Bell: „Ich hoffe, Papa kommt oft nach München“
Stefan Bell ist erst 18, glaubt aber, dass er sich durchsetzen kann –mit Tipps seines Vaters.
AZ: Nun sind Sie endlich auch offiziell ein Löwe, Herr Bell. Was war Ihr erster Gedanke, als Sie vom Interesse der Sechzger gehört haben?
STEFAN BELL: Ich war total angetan. Mir war klar, dass ich in Mainz in der ersten Liga nicht viel spielen würde und dass ich in der Regionalliga Spielpraxis sammeln sollte. Daher ist das jetzt eine tolle Sache für mich. Ich kenne die zweite Liga zwar nicht, bin aber schon aufgeregt, was mich erwartet. Vor allem weiß ich, dass 1860 ein geiler Verein ist. Was ich gehört habe, sind die Fans immer voll da, auch wenn es dem Verein nicht so gut geht. Für mich klingt das alles sehr attraktiv.
Alexander Schmidt, der Assistent von Chefcoach Reiner Maurer, kennt Sie aus einigen Jugendspielen und ist begeistert. Können Sie sich vorstellen, warum?
Das lag wohl daran, dass ich mit Mainz 05, abgesehen von einem Unentschieden, immer gegen 1860 gewonnen habe. Da habe ich selbst meistens ganz gut gespielt. Als wir uns letzte Woche getroffen haben, hatte ich das Gefühl, dass mich Miki Stevic (1860-Sportdirektor, d.Red.), Reiner Maurer und Alexander Schmidt sehr gerne haben wollten. Das hat mich Freude, die drei waren mir von Anfang an sehr sympathisch.
Was erhoffen Sie sich von dem Jahr bei den Löwen?

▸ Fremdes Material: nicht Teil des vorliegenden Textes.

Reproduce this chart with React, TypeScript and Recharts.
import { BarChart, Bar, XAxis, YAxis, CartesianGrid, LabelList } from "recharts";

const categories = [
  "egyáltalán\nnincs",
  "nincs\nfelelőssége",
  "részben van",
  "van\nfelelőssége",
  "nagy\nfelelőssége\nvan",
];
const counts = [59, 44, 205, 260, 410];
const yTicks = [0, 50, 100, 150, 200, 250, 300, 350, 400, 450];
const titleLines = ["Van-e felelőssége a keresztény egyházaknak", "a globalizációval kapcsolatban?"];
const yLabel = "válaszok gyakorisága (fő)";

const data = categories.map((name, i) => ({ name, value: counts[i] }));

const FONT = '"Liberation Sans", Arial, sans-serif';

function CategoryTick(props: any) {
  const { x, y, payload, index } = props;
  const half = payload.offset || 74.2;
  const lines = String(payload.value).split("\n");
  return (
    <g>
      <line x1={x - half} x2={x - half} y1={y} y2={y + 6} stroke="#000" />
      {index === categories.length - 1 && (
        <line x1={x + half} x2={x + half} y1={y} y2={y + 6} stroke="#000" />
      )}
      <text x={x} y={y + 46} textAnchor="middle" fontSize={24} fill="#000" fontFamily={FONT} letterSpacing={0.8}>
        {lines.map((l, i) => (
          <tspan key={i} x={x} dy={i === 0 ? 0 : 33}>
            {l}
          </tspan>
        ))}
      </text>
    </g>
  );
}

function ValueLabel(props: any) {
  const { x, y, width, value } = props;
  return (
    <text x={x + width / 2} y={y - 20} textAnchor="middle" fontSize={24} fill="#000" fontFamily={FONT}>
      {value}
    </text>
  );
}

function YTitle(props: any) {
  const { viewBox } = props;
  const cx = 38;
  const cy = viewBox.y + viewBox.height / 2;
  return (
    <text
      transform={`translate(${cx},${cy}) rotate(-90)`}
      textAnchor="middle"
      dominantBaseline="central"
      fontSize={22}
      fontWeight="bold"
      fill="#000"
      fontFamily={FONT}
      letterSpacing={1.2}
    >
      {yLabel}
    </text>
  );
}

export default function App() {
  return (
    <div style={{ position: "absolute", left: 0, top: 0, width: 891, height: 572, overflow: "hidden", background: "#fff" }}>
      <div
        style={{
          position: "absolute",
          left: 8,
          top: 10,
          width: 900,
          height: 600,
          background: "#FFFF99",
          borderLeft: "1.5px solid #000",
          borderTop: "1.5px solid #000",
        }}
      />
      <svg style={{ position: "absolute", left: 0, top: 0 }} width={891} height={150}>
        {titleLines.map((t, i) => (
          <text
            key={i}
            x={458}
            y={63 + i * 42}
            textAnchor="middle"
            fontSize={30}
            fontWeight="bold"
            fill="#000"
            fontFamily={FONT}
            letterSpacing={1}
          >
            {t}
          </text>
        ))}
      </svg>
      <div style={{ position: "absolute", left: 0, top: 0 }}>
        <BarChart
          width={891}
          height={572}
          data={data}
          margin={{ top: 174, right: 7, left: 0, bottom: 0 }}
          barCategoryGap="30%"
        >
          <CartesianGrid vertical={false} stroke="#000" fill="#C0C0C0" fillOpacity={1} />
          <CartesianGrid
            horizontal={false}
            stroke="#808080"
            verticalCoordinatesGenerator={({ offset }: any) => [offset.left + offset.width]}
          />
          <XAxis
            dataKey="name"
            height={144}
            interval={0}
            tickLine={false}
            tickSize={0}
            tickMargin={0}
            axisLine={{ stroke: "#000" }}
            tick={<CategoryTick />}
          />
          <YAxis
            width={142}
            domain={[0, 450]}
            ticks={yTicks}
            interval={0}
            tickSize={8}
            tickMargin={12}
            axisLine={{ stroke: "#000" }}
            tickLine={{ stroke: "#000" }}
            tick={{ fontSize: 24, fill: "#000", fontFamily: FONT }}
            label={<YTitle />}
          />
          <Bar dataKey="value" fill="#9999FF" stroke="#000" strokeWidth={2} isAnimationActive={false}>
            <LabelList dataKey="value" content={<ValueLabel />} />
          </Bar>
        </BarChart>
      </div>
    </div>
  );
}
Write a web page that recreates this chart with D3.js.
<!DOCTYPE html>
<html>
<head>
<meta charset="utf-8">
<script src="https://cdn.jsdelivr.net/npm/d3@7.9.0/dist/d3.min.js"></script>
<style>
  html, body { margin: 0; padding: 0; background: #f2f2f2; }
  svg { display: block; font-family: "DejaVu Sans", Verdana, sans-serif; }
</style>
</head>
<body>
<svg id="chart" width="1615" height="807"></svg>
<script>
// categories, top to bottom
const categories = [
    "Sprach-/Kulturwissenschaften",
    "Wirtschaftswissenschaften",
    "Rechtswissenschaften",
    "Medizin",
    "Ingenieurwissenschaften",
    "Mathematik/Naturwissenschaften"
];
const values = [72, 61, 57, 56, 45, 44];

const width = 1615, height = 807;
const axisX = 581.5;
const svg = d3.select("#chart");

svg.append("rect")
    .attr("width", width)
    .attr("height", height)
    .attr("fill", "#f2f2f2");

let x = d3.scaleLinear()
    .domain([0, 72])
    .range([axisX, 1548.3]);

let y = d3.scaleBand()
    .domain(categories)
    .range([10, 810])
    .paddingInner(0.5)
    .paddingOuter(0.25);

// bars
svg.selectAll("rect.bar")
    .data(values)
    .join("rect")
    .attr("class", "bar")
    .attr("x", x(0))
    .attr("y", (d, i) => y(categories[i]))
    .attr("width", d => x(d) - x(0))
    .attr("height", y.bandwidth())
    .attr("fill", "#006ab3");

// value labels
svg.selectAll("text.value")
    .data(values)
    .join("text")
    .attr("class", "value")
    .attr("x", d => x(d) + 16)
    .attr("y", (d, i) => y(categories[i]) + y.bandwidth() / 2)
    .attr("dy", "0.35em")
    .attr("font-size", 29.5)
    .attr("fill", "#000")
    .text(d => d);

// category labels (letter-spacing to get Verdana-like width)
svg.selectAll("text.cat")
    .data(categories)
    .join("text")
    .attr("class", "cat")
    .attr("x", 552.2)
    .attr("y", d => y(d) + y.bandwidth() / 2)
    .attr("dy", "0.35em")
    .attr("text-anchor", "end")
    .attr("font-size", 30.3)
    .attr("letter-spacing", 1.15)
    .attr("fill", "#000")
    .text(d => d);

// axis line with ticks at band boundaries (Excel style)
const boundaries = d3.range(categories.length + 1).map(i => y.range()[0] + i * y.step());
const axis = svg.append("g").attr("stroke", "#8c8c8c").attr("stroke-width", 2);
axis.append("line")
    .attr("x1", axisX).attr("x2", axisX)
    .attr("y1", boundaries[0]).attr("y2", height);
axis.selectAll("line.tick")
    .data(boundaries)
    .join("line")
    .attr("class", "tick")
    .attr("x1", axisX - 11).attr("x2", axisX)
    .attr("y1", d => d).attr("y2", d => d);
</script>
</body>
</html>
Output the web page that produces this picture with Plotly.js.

Ganz klar: Ich komme zum TSV 1860, um zu spielen. Und ich weiß, dass ich das auch schaffen kann. Mir gefällt die Philosophie des Trainerteams, das bewusst auf junge Spieler setzt. In Mainz haben wir immer versucht, aggressiv zu verteidigen und flach und schnell nach vorne zu spielen. Ich denke, dass auch 1860 nicht nur lange Bälle nach vorne schlagen will. Das passt sehr gut zu mir.
Sie hatten im Frühling ein Angebot von Inter Mailand und werden stets damit in Verbindung gebracht. Stört Sie das?
Manchmal. Ich weiß zwar, dass es etwas Außergewöhnliches war, es hat mich Freude, aber ich habe mich dagegen entschieden. Es ist abgehakt.
Wird von Ihnen mehr erwartet, weil Sie das Interesse José Mourinhos geweckt hatten?
Das kann sein. Aber das Entscheidende ist, dass ich realistisch damit umgehe. Ich hatte ja damals, als ich in Mailand zu Besuch war, keinen Kontakt zu Mourinho, sondern nur zum Sportdirektor. Aber, wie gesagt, das mit Inter muss langsam abgehakt werden.
Zum Treffen mit 1860 kamen Sie mit Ihrem Vater. Möchten Sie ohne ihn keine Entscheidung treffen?
So eng sehe ich das nicht, aber mir ist seine Sicht der Dinge sehr wichtig. Vor allem, weil er oft einen anderen Blickwinkel hat. In Mainz war Papa bei jedem Heimspiel und manchmal auch auswärts. Ich hoffe, dass er es schafft, auch oft nach München zu kommen. Das wird natürlich nicht leicht, er wohnt bei Koblenz, und das ist bis München eine weite Strecke. Aber das schaffe ich auch so, ich ziehe alleine um. Erst mal geht's in ein Hotel, und dann will ich schnell eine Wohnung finden.
1860 hat schlechte Erfahrungen mit Vätern gemacht, die auf die Karriere ihrer Söhne einwirken, bei Kenny Cooper und Marvin Pourie sorgte das zuletzt für Probleme.
Da kann ich mit Sicherheit sagen: Bei mir gibt es keinen Grund zur Sorge. Ich treffe meine Entscheidungen letztlich ganz alleine. Aber ich höre mir eben sehr gerne andere Meinungen an.